The earnings above that will be taxed at 20 percent up until 250-thousand dollars, and at 25 percent for earnings above 250-thousand dollars.
The new rules also allow tax deductions to be carried forward for losses within three years.
As well as introducing a tax on gains, the government will gradually lower the tax on stock exchange transactions from point-two-five percent to point-one-five percent by 2023.
This comes as part of government plans for a revamp of the current financial tax system.
"Recently, there has been a rapid change in financial markets, as new financial products are being introduced. But the complicated financial tax system makes it harder for people to invest. So, we plan to revamp the system."

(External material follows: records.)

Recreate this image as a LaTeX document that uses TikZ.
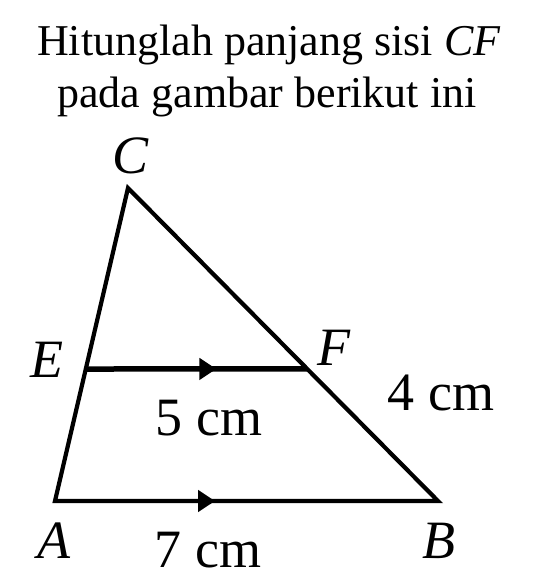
\documentclass[tikz,border=0pt]{standalone}
\usepackage{fontspec}
\setmainfont{Liberation Serif}
\usetikzlibrary{calc,arrows.meta,decorations.markings}
\begin{document}
\begin{tikzpicture}[x=1pt,y=-1pt,
  title/.style={anchor=base,inner sep=0pt,font=\fontsize{44}{52}\selectfont},
  lbl/.style={anchor=base,inner sep=0pt,font=\fontsize{54}{60}\selectfont},
  side/.style={line width=4.2pt,line join=miter},
  par/.style={line width=5.5pt},
  tipmark/.style={postaction={decorate,decoration={markings,
     mark=at position #1 with {\arrow{Triangle[length=17pt,width=21pt]}}}}}
]
\useasboundingbox (0,0) rectangle (540,587);
\node[title] (t1) at (269,55) {Hitunglah panjang sisi \textit{CF}};
\node[title] (t2) at (267,107) {pada gambar berikut ini};
\coordinate (A) at (55,501);
\coordinate (B) at (438,501);
\coordinate (C) at (128,188);
\coordinate (E) at ($(A)!0.4217!(C)$);
\coordinate (F) at ($(C)!0.578!(B)$);
\draw[side] (B) -- (A) -- (C) -- cycle;
\draw[side,tipmark=0.418] (A) -- (B);
\draw[par,tipmark=0.59] (E) -- (F);
\node[lbl] (lC) at (131,173) {\itshape C};
\node[lbl] (lE) at (47,377) {\itshape E};
\node[lbl] (lF) at (334,365) {\itshape F};
\node[lbl] (lA) at (54,558) {\itshape A};
\node[lbl] (lB) at (439,558) {\itshape B};
\node[lbl] (l5) at (209,435) {5 cm};
\node[lbl] (l4) at (441,410) {4 cm};
\node[lbl] (l7) at (208,567) {7 cm};
\end{tikzpicture}
\end{document}
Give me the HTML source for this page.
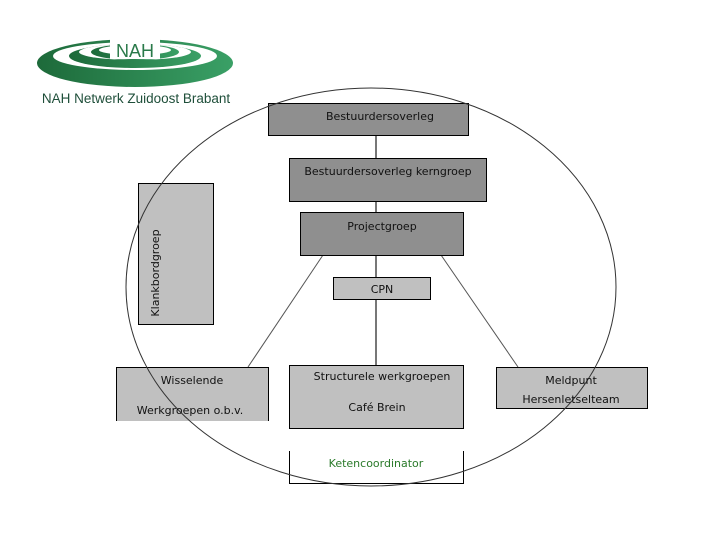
<!DOCTYPE html>
<html><head><meta charset="utf-8"><style>
body{margin:0;width:720px;height:540px;background:#fff;overflow:hidden;font-family:"DejaVu Sans","Liberation Sans",sans-serif}
</style></head><body>
<svg width="720" height="540" xmlns="http://www.w3.org/2000/svg" style="position:absolute;left:0;top:0">
<defs><linearGradient id="g" x1="0" x2="1"><stop offset="0" stop-color="#1d6a3a"/><stop offset="1" stop-color="#3aa066"/></linearGradient></defs>
<!-- logo -->
<ellipse cx="135" cy="63" rx="98" ry="24" fill="url(#g)"/>
<ellipse cx="135" cy="56" rx="82" ry="14" fill="#fff"/>
<ellipse cx="135" cy="56" rx="66" ry="12" fill="url(#g)"/>
<ellipse cx="135" cy="52" rx="56" ry="8" fill="#fff"/>
<ellipse cx="135" cy="52" rx="44" ry="8" fill="url(#g)"/>
<ellipse cx="135" cy="50" rx="36" ry="5" fill="#fff"/>
<rect x="110" y="37" width="50" height="22" fill="#fff"/>
<text x="135" y="57" font-size="18" fill="#2a7a4a" text-anchor="middle" font-family="Liberation Sans,sans-serif">NAH</text>
<text x="136" y="103" font-size="13.5" fill="#1f4f3a" text-anchor="middle" font-family="Liberation Sans,sans-serif">NAH Netwerk Zuidoost Brabant</text>
<!-- lines -->
<g stroke="#555" stroke-width="1" fill="none">
<line x1="376" y1="135" x2="376" y2="365" stroke="#777" stroke-width="2"/>
<line x1="323" y1="255" x2="248" y2="367"/>
<line x1="441" y1="255" x2="518" y2="367"/>
</g>
<g stroke="#000" stroke-width="1">
<rect x="268.5" y="103.5" width="200" height="32" fill="#8f8f8f"/>
<rect x="289.5" y="158.5" width="197" height="43" fill="#8f8f8f"/>
<rect x="300.5" y="212.5" width="163" height="43" fill="#8f8f8f"/>
<rect x="333.5" y="277.5" width="97" height="22" fill="#c0c0c0"/>
<rect x="138.5" y="183.5" width="75" height="141" fill="#c0c0c0"/>
<rect x="289.5" y="365.5" width="174" height="63" fill="#c0c0c0"/>
<rect x="496.5" y="367.5" width="151" height="41" fill="#c0c0c0"/>
</g>
<rect x="116" y="367" width="153" height="54" fill="#c0c0c0"/>
<path d="M116.5 421V367.5H268.5V421" stroke="#000" fill="none"/>
<path d="M289.5 451V483.5H463.5V451" stroke="#000" fill="none"/>
<ellipse cx="371" cy="287" rx="245" ry="199" fill="none" stroke="#333" stroke-width="1"/>
<g font-size="11" fill="#111" text-anchor="middle">
<text x="380" y="120">Bestuurdersoverleg</text>
<text x="388" y="175">Bestuurdersoverleg kerngroep</text>
<text x="382" y="230">Projectgroep</text>
<text x="382" y="293">CPN</text>
<text x="382" y="380">Structurele werkgroepen</text>
<text x="377" y="411">Café Brein</text>
<text x="192" y="384">Wisselende</text>
<text x="190" y="414">Werkgroepen o.b.v.</text>
<text x="571" y="384">Meldpunt</text>
<text x="571" y="403">Hersenletselteam</text>
<text x="376" y="467" fill="#2a7a2a">Ketencoordinator</text>
<text transform="translate(159,273) rotate(-90)">Klankbordgroep</text>
</g>
</svg>
</body></html>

The government will introduce the new tax system in 2022 to impose levies on gains from stocks, funds, bonds and derivatives.
But the finance minister said he expects the burden on small investors will actually be alleviated due to the lower transaction tax.
He added only those in the top 5 percent of shareholders will be affected.
The finance ministry will come up with its final plan by the end of July, before putting it forward to the National Assembly.
The move brings Korea's financial taxes closer to other countries like the U.S. and Japan.
Yoon Jung-min, Arirang News.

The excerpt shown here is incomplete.